IRELAND COULD be set to introduce tougher penalties for dog thieves.
RTE reports that the Dáil is set to consider a motion that would see penalties for the theft of pets increased nationwide.
The Regional Group of TDs is keen on the Government to use a bill being considered by the Oireachtas as a legal mechanism to change the law around pet theft and create a greater deterrent.
It comes after figures published by An Garda Síochána showed some 244 dogs were reported stolen in Ireland over 2020.
That represents a 16% increase on the number reported in 2019. At present, the theft of dogs fallens under the category of stolen property in the Criminal Justice (Theft and Fraud Offences) Act 2001.
It carries a maximum sentence of 10 years in prison for the offences of theft and handling of stolen property.
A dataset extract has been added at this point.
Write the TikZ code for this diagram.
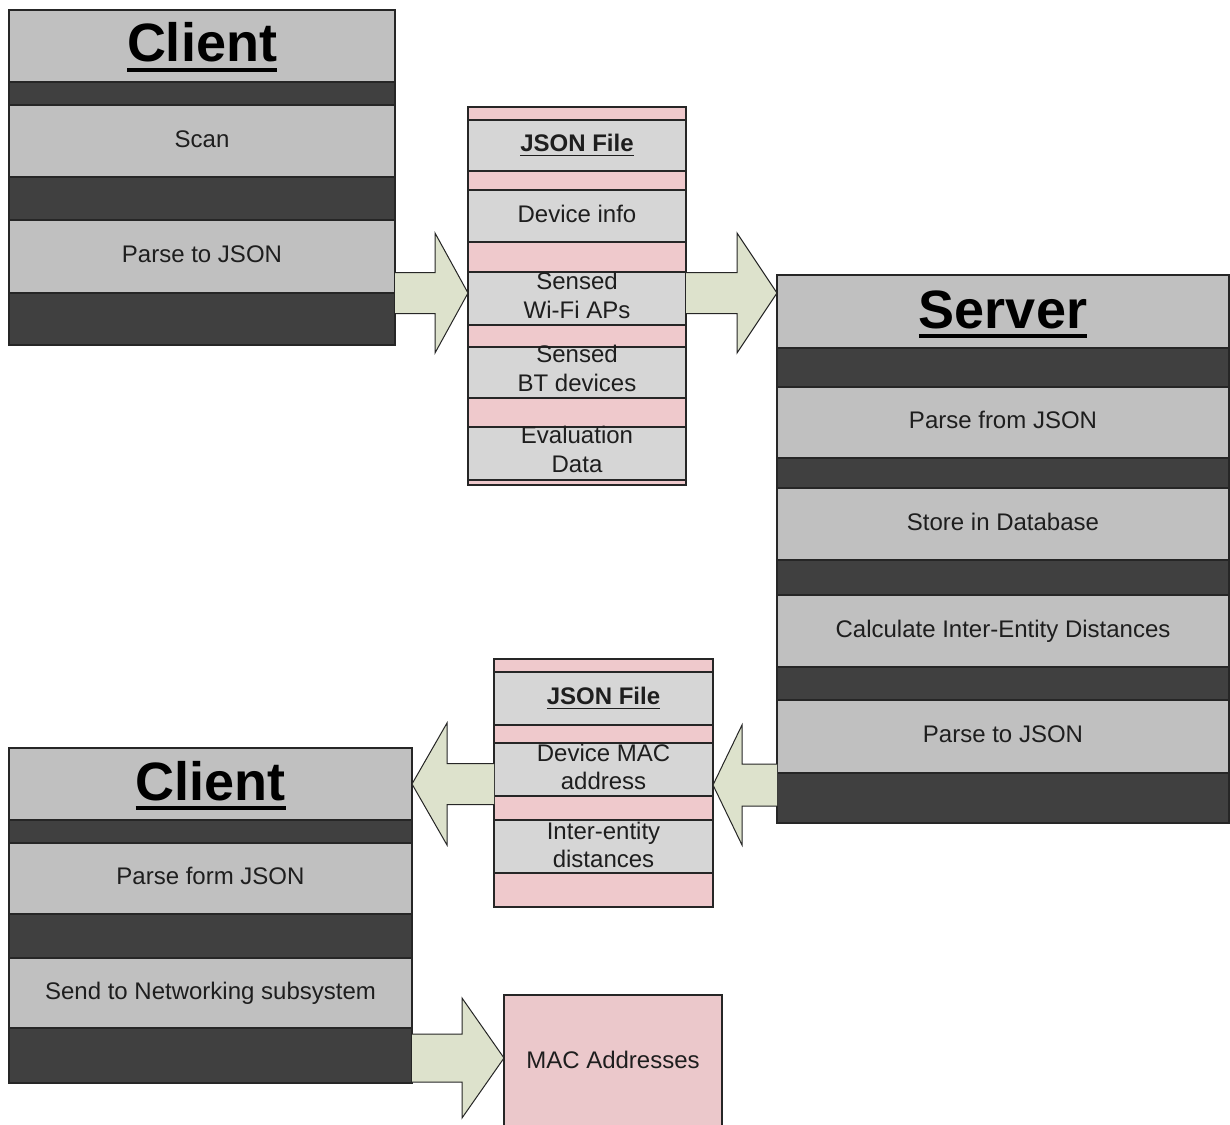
\documentclass[tikz,border=0pt]{standalone}
\usepackage{fontspec}
\setmainfont{Liberation Sans}
\usetikzlibrary{calc}

\definecolor{bandlight}{HTML}{C0C0C0}
\definecolor{banddark}{HTML}{404040}
\definecolor{filegray}{HTML}{D6D6D6}
\definecolor{filepink}{HTML}{EFC9CC}
\definecolor{macpink}{HTML}{EBC8CB}
\definecolor{arrowfill}{HTML}{DDE2CC}
\definecolor{edgec}{HTML}{262626}
\definecolor{textc}{HTML}{1E1E1E}

\newcommand\bodyfont{\fontsize{24}{29}\selectfont}
\newcommand\titlefont{\fontsize{54}{60}\selectfont\bfseries}
% heavy underline scaled with the current font
\newcommand\heavyul[1]{\setbox0=\hbox{#1}\leavevmode\rlap{\rule[-0.19em]{\wd0}{0.075em}}\box0}

% horizontal block arrow: #1 tail point, #2 tip point,
% #3 shaft half width, #4 head half width, #5 signed head length
\newcommand\blockarrow[5]{%
  \draw[blockarr] let \p1=(#1), \p2=(#2) in
    ({\x1},{\y2+#3}) -- ({\x2-(#5)},{\y2+#3}) -- ({\x2-(#5)},{\y2+#4}) -- ({\x2},{\y2})
    -- ({\x2-(#5)},{\y2-#4}) -- ({\x2-(#5)},{\y2-#3}) -- ({\x1},{\y2-#3});}

\begin{document}
\begin{tikzpicture}[x=1pt,y=-1pt,
  stackband/.style={draw=edgec, line width=1.5pt, anchor=north west,
    inner sep=0pt, outer sep=0pt, font=\bodyfont, text=textc,
    text height=17.5pt, text depth=5pt},
  lightband/.style={stackband, fill=bandlight},
  darkband/.style={stackband, fill=banddark},
  filerow/.style={draw=edgec, line width=1.2pt, anchor=north west,
    inner sep=0pt, outer sep=0pt, font=\bodyfont, text=textc, align=center},
  grayrow/.style={filerow, fill=filegray},
  pinkrow/.style={filerow, fill=filepink},
  oneline/.style={text height=17.5pt, text depth=5pt},
  twoline/.style={text depth=0pt},
  titletext/.style={font=\titlefont, text=black, anchor=base, inner sep=0pt},
  blockarr/.style={draw=edgec, line width=1pt, fill=arrowfill, line join=miter},
]
\clip (0,0) rectangle (1230,1124);
\fill[white] (0,0) rectangle (1230,1124);

% ---------- upper client ----------
\node[lightband, minimum width=386pt, minimum height=72pt] (c1t) at (9,10) {};
\node[darkband, minimum width=386pt, minimum height=23pt] (c1d1) at (9,82) {};
\node[lightband, minimum width=386pt, minimum height=72pt] (c1scan) at (9,105) {Scan};
\node[darkband, minimum width=386pt, minimum height=43pt] (c1d2) at (9,177) {};
\node[lightband, minimum width=386pt, minimum height=73pt] (c1parse) at (9,220) {Parse to JSON};
\node[darkband, minimum width=386pt, minimum height=52pt] (c1d3) at (9,293) {};
\node[titletext] (c1title) at ([yshift=-52pt]c1t.north) {\heavyul{Client}};

% ---------- first JSON file ----------
\node[pinkrow, minimum width=218pt, minimum height=13pt] (j1p0) at (468,107) {};
\node[grayrow, oneline, minimum width=218pt, minimum height=51pt] (j1head) at (468,120) {\bfseries\heavyul{JSON File}};
\node[pinkrow, minimum width=218pt, minimum height=19pt] (j1p1) at (468,171) {};
\node[grayrow, oneline, minimum width=218pt, minimum height=52pt] (j1dev) at (468,190) {Device info};
\node[pinkrow, minimum width=218pt, minimum height=30pt] (j1p2) at (468,242) {};
\node[grayrow, minimum width=218pt, minimum height=53pt] (j1wifi) at (468,272) {};
\node[pinkrow, minimum width=218pt, minimum height=22pt] (j1p3) at (468,325) {};
\node[grayrow, minimum width=218pt, minimum height=51pt] (j1bt) at (468,347) {};
\node[pinkrow, minimum width=218pt, minimum height=29pt] (j1p4) at (468,398) {};
\node[grayrow, minimum width=218pt, minimum height=53pt] (j1eval) at (468,427) {};
\node[pinkrow, minimum width=218pt, minimum height=5pt] (j1p5) at (468,480) {};
\node[font=\bodyfont, text=textc, align=center, twoline, yshift=3pt] (j1wifit) at (j1wifi.center) {Sensed\\Wi-Fi APs};
\node[font=\bodyfont, text=textc, align=center, twoline, yshift=4.5pt] (j1btt) at (j1bt.center) {Sensed\\BT devices};
\node[font=\bodyfont, text=textc, align=center, twoline, yshift=4.5pt] (j1evalt) at (j1eval.center) {Evaluation\\Data};

% ---------- server ----------
\node[lightband, minimum width=452pt, minimum height=73pt] (st) at (777,275) {};
\node[darkband, minimum width=452pt, minimum height=39pt] (sd1) at (777,348) {};
\node[lightband, minimum width=452pt, minimum height=71pt] (sparse) at (777,387) {Parse from JSON};
\node[darkband, minimum width=452pt, minimum height=30pt] (sd2) at (777,458) {};
\node[lightband, minimum width=452pt, minimum height=72pt] (sstore) at (777,488) {Store in Database};
\node[darkband, minimum width=452pt, minimum height=35pt] (sd3) at (777,560) {};
\node[lightband, minimum width=452pt, minimum height=72pt] (scalc) at (777,595) {Calculate Inter-Entity Distances};
\node[darkband, minimum width=452pt, minimum height=33pt] (sd4) at (777,667) {};
\node[lightband, minimum width=452pt, minimum height=73pt] (sjson) at (777,700) {Parse to JSON};
\node[darkband, minimum width=452pt, minimum height=50pt] (sd5) at (777,773) {};
\node[titletext] (stitle) at ([yshift=-53pt]st.north) {\heavyul{Server}};

% ---------- second JSON file ----------
\node[pinkrow, minimum width=219pt, minimum height=13pt] (j2p0) at (494,659) {};
\node[grayrow, oneline, minimum width=219pt, minimum height=53pt] (j2head) at (494,672) {\bfseries\heavyul{JSON File}};
\node[pinkrow, minimum width=219pt, minimum height=18pt] (j2p1) at (494,725) {};
\node[grayrow, minimum width=219pt, minimum height=53pt] (j2mac) at (494,743) {};
\node[pinkrow, minimum width=219pt, minimum height=24pt] (j2p2) at (494,796) {};
\node[grayrow, minimum width=219pt, minimum height=53pt] (j2dist) at (494,820) {};
\node[pinkrow, minimum width=219pt, minimum height=34pt] (j2p3) at (494,873) {};
\node[font=\fontsize{24}{27.5}\selectfont, text=textc, align=center, twoline, yshift=2.5pt] (j2mact) at (j2mac.center) {Device MAC\\address};
\node[font=\fontsize{24}{28}\selectfont, text=textc, align=center, twoline, yshift=2pt] (j2distt) at (j2dist.center) {Inter-entity\\distances};

% ---------- lower client ----------
\node[lightband, minimum width=403pt, minimum height=72pt] (c2t) at (9,748) {};
\node[darkband, minimum width=403pt, minimum height=23pt] (c2d1) at (9,820) {};
\node[lightband, minimum width=403pt, minimum height=71pt] (c2parse) at (9,843) {Parse form JSON};
\node[darkband, minimum width=403pt, minimum height=44pt] (c2d2) at (9,914) {};
\node[lightband, minimum width=403pt, minimum height=70pt] (c2send) at (9,958) {Send to Networking subsystem};
\node[darkband, minimum width=403pt, minimum height=55pt] (c2d3) at (9,1028) {};
\node[titletext] (c2title) at ([yshift=-52pt]c2t.north) {\heavyul{Client}};

% ---------- result ----------
\node[filerow, oneline, fill=macpink, minimum width=218pt, minimum height=135pt] (mac) at (504,995) {MAC Addresses};

% ---------- data flow ----------
\coordinate (lvA) at (0,293);
\coordinate (lvB) at (0,785);
\coordinate (lvC) at (0,784);
\coordinate (lvD) at (0,1058);
\blockarrow{c1d3.east |- lvA}{j1wifi.west |- lvA}{20.5pt}{60pt}{33pt}
\blockarrow{j1wifi.east |- lvA}{st.west |- lvA}{20.5pt}{60pt}{40pt}
\blockarrow{sd5.west |- lvB}{j2mac.east |- lvB}{21pt}{60pt}{-29pt}
\blockarrow{j2mac.west |- lvC}{c2d1.east |- lvC}{20.5pt}{61pt}{-35pt}
\blockarrow{c2d3.east |- lvD}{mac.west |- lvD}{24pt}{60pt}{42pt}
\end{tikzpicture}
\end{document}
There is also a maximum sentence of five years in prison for the offence of possession of stolen property.
However Independent TD Denis Naughten believes this legislation fails to take into account "the emotional distress of the theft of a family pet".
He has called for the introduction of "significant penalties" for anyone stealing or re-selling pets.
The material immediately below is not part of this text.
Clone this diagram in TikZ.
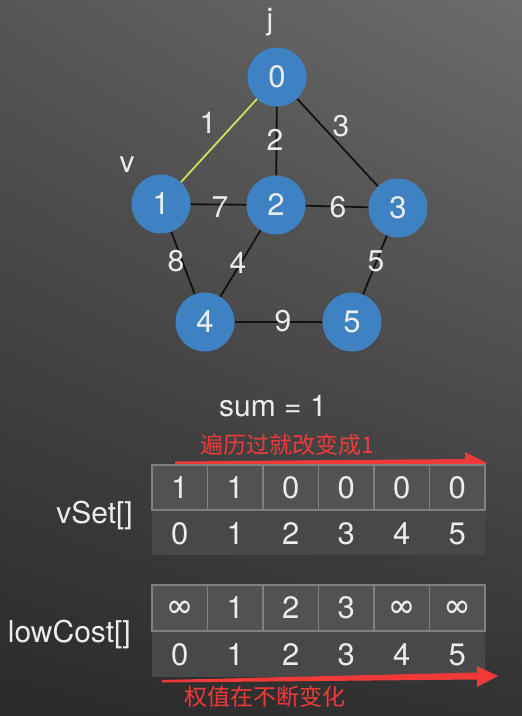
\documentclass[tikz,border=0pt]{standalone}
\usepackage{fontspec}
\setmainfont{TeX Gyre Heros}
\newfontfamily\cjk{Noto Sans CJK SC}
\usetikzlibrary{shadings}
\definecolor{nodeblue}{RGB}{62,130,195}
\definecolor{txt}{RGB}{236,236,236}
\definecolor{edgec}{RGB}{18,18,18}
\definecolor{yel}{RGB}{210,222,90}
\definecolor{redc}{RGB}{240,58,58}
\definecolor{cellfill}{RGB}{82,82,82}
\definecolor{cellline}{RGB}{128,128,128}
\definecolor{idxfill}{RGB}{72,72,72}
\definecolor{bgUL}{RGB}{86,86,86}
\definecolor{bgUR}{RGB}{108,108,108}
\definecolor{bgLL}{RGB}{42,42,42}
\definecolor{bgLR}{RGB}{50,50,50}
\begin{document}
\begin{tikzpicture}[x=1pt,y=-1pt,
  vert/.style={circle,fill=nodeblue,minimum size=59pt,inner sep=0pt,text=txt,font=\fontsize{31}{36}\selectfont},
  elabel/.style={text=txt,inner sep=0pt,font=\fontsize{30}{34}\selectfont},
  tlabel/.style={text=txt,inner sep=0pt,font=\fontsize{30}{34}\selectfont},
  edge/.style={draw=edgec,line width=1.8pt},
  cellbox/.style={draw=cellline,fill=cellfill,line width=1.2pt,minimum width=55.5pt,minimum height=45pt,inner sep=0pt,text=txt,font=\fontsize{31}{36}\selectfont},
  idx/.style={inner sep=0pt,text=txt,font=\fontsize{31}{36}\selectfont},
  redtxt/.style={text=redc,inner sep=0pt,font=\cjk\fontsize{23}{27}\selectfont},
  redarrow/.style={fill=redc,draw=none}]
\useasboundingbox (0,0) rectangle (522,716);
\shade[upper left=bgUL,upper right=bgUR,lower left=bgLL,lower right=bgLR] (0,0) rectangle (522,716);
% graph nodes
\node[vert] (n0) at (277,77) {0};
\node[vert] (n1) at (161,204) {1};
\node[vert] (n2) at (276,205) {2};
\node[vert] (n3) at (398,208) {3};
\node[vert] (n4) at (205,322) {4};
\node[vert] (n5) at (352,322) {5};
% edges
\draw[line width=1.8pt,draw=yel] (n0) -- (n1);
\draw[edge] (n0) -- (n2);
\draw[edge] (n0) -- (n3);
\draw[edge] (n1) -- (n2);
\draw[edge] (n2) -- (n3);
\draw[edge] (n1) -- (n4);
\draw[edge] (n2) -- (n4);
\draw[edge] (n3) -- (n5);
\draw[edge] (n4) -- (n5);
% edge weights
\node[elabel] (w1) at (208,123) {1};
\node[elabel] (w2) at (275,140) {2};
\node[elabel] (w3) at (341,126) {3};
\node[elabel] (w7) at (220,207) {7};
\node[elabel] (w6) at (338,207) {6};
\node[elabel] (w8) at (176,261) {8};
\node[elabel] (w4) at (238,263) {4};
\node[elabel] (w5) at (376,261) {5};
\node[elabel] (w9) at (283,321) {9};
% vertex labels
\node[tlabel,anchor=base] (lj) at (270,29) {j};
\node[tlabel,anchor=base] (lv) at (127,172) {v};
% sum
\node[tlabel,anchor=base] (sum) at (273,416) {sum = 1};
% red annotation 1
\node[redtxt] (r1) at (287,445) {遍历过就改变成1};
\fill[redarrow] (175,461.5) -- (465,459) -- (465,452) -- (487,463) -- (465,474) -- (465,467) -- (175,464) -- cycle;
% vSet table
\fill[idxfill] (152,510) rectangle (485,555);
\foreach \v [count=\i from 0] in {1,1,0,0,0,0}{
  \node[cellbox] (vs\i) at (179.75+55.5*\i,487.5) {\v};
  \node[idx] (vi\i) at (179.75+55.5*\i,534) {\i};
}
\node[tlabel,anchor=base east] (vlab) at (133,523) {vSet[]};
% lowCost table
\fill[idxfill] (152,631) rectangle (485,677);
\foreach \v [count=\i from 0] in {∞,1,2,3,∞,∞}{
  \node[cellbox,minimum height=46pt] (lc\i) at (179.75+55.5*\i,608) {\v};
  \node[idx] (li\i) at (179.75+55.5*\i,655) {\i};
}
\node[tlabel,anchor=base east] (llab) at (131,642) {lowCost[]};
% red annotation 2
\fill[redarrow] (162,680) -- (477,672.5) -- (477,666) -- (498,676) -- (477,687) -- (477,679.5) -- (162,682.5) -- cycle;
\node[redtxt] (r2) at (265,697) {权值在不断变化};
\end{tikzpicture}
\end{document}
Naughten believes that the theft of pets should be treated different to material items like mobile phones. .
"We all know that pets are much more than property, they are very much part of a family in homes across our country; sometimes the only friend to someone who is isolated, the guide for someone who is blind or has other sensory issues, and this needs to be clearly reflected in much stronger legislation," he said.
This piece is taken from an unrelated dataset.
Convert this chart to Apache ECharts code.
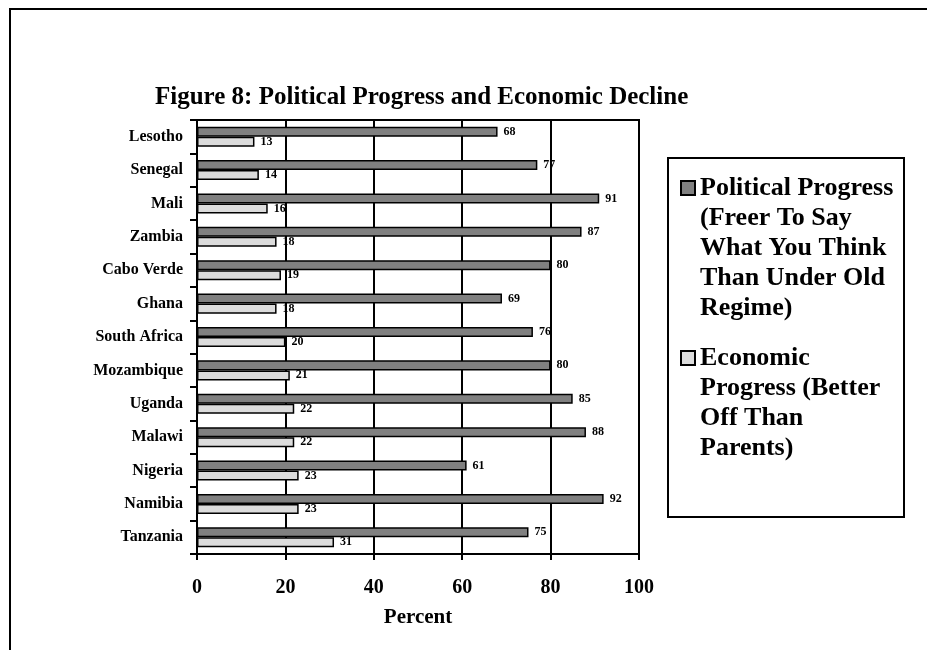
<!DOCTYPE html>
<html>
<head>
<meta charset="utf-8">
<script src="https://cdn.jsdelivr.net/npm/echarts@6/dist/echarts.min.js"></script>
<style>
html, body { margin: 0; padding: 0; background: #fff; }
#chart { width: 927px; height: 650px; }
</style>
</head>
<body>
<div id="chart"></div>
<script>
var countries = ['Lesotho', 'Senegal', 'Mali', 'Zambia', 'Cabo Verde', 'Ghana', 'South Africa',
    'Mozambique', 'Uganda', 'Malawi', 'Nigeria', 'Namibia', 'Tanzania'];
var political = [68, 77, 91, 87, 80, 69, 76, 80, 85, 88, 61, 92, 75];
var economic = [13, 14, 16, 18, 19, 18, 20, 21, 22, 22, 23, 23, 31];
var xTicks = [0, 20, 40, 60, 80, 100];

var politicalName = 'Political Progress\n(Freer To Say\nWhat You Think\nThan Under Old\nRegime)';
var economicName = 'Economic\nProgress (Better\nOff Than\nParents)';

var serif = '"Liberation Serif", "Times New Roman", serif';

var chart = echarts.init(document.getElementById('chart'));

// legend text is centred on its icon; blank lines in front push the
// first real line level with the icon
function legendFor(name, lines, top) {
    var pad = new Array(lines).join('\n');
    return {
        data: [{ name: name, icon: 'rect' }],
        orient: 'vertical',
        left: 680,
        top: top,
        padding: 0,
        itemWidth: 14,
        itemHeight: 14,
        selectedMode: false,
        formatter: function (n) { return pad + n; },
        textStyle: {
            fontFamily: serif,
            fontWeight: 'bold',
            fontSize: 26,
            lineHeight: 30,
            color: '#000'
        }
    };
}

var option = {
    animation: false,
    title: {
        text: 'Figure 8: Political Progress and Economic Decline',
        left: 150,
        top: 80,
        textStyle: { fontFamily: serif, fontWeight: 'bold', fontSize: 25, color: '#000' }
    },
    legend: [
        legendFor(politicalName, 5, 53),
        legendFor(economicName, 4, 253)
    ],
    graphic: [
        { type: 'rect', shape: { x: 10, y: 9, width: 1000, height: 1000 },
          style: { fill: 'none', stroke: '#000', lineWidth: 2 } },
        { type: 'rect', shape: { x: 668, y: 158, width: 236, height: 359 },
          style: { fill: 'none', stroke: '#000', lineWidth: 2 } }
    ],
    grid: {
        left: 197,
        right: 288,
        top: 120,
        bottom: 96,
        show: true,
        borderColor: '#000',
        borderWidth: 2
    },
    xAxis: {
        type: 'value',
        min: 0,
        max: 100,
        interval: 20,
        name: 'Percent',
        nameLocation: 'middle',
        nameGap: 53,
        nameTextStyle: { fontFamily: serif, fontWeight: 'bold', fontSize: 21, color: '#000' },
        axisLine: { show: true, lineStyle: { color: '#000', width: 2 } },
        axisTick: { show: true, length: 6, lineStyle: { color: '#000', width: 2 } },
        axisLabel: {
            margin: 24,
            fontFamily: serif, fontWeight: 'bold', fontSize: 20, color: '#000',
            formatter: function (v) { return xTicks.indexOf(v) >= 0 ? String(v) : ''; }
        },
        splitLine: { show: true, lineStyle: { color: '#000', width: 2 } }
    },
    yAxis: {
        type: 'category',
        data: countries,
        inverse: true,
        axisLine: { show: true, lineStyle: { color: '#000', width: 2 } },
        axisTick: { show: true, length: 7, lineStyle: { color: '#000', width: 2 } },
        axisLabel: {
            margin: 14,
            fontFamily: serif, fontWeight: 'bold', fontSize: 16, color: '#000'
        },
        splitLine: { show: false }
    },
    series: [
        {
            name: politicalName,
            type: 'bar',
            data: political,
            barGap: '0%',
            barCategoryGap: '40%',
            itemStyle: { color: '#808080', borderColor: '#000', borderWidth: 1.5 },
            label: {
                show: true, position: 'right', distance: 6,
                fontFamily: serif, fontWeight: 'bold', fontSize: 12, color: '#000'
            }
        },
        {
            name: economicName,
            type: 'bar',
            data: economic,
            itemStyle: { color: '#dcdcdc', borderColor: '#000', borderWidth: 1.5 },
            label: {
                show: true, position: 'right', distance: 6,
                fontFamily: serif, fontWeight: 'bold', fontSize: 12, color: '#000'
            }
        }
    ]
};

chart.setOption(option);
</script>
</body>
</html>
The Criminal Justice (Theft and Fraud Offences) (Amendment) Bill 2020 is due to be brought before the Dáil this week.
The Regional TDs motion to amend the legislation so it reflects that "pets are much more than property" will be heard on Wednesday.
They will argue the change will help serve "as a real deterrent" against thefts of this kind.
Helen McEntee, the Minister for Justice, told RTE she is "very conscious of the huge distress" dog thefts can case and added that he Minister of State with responsibility for Law Reform James Browne has "a strong interest in this issue".
The Bills Office has already approved Minister Browne's Private Member's Bill to strengthen the place of companion pets in legislation.
Now the draft legislation is due to be reviewed by Officials in the Department of Justice. The Minister is in the process of considering their observations.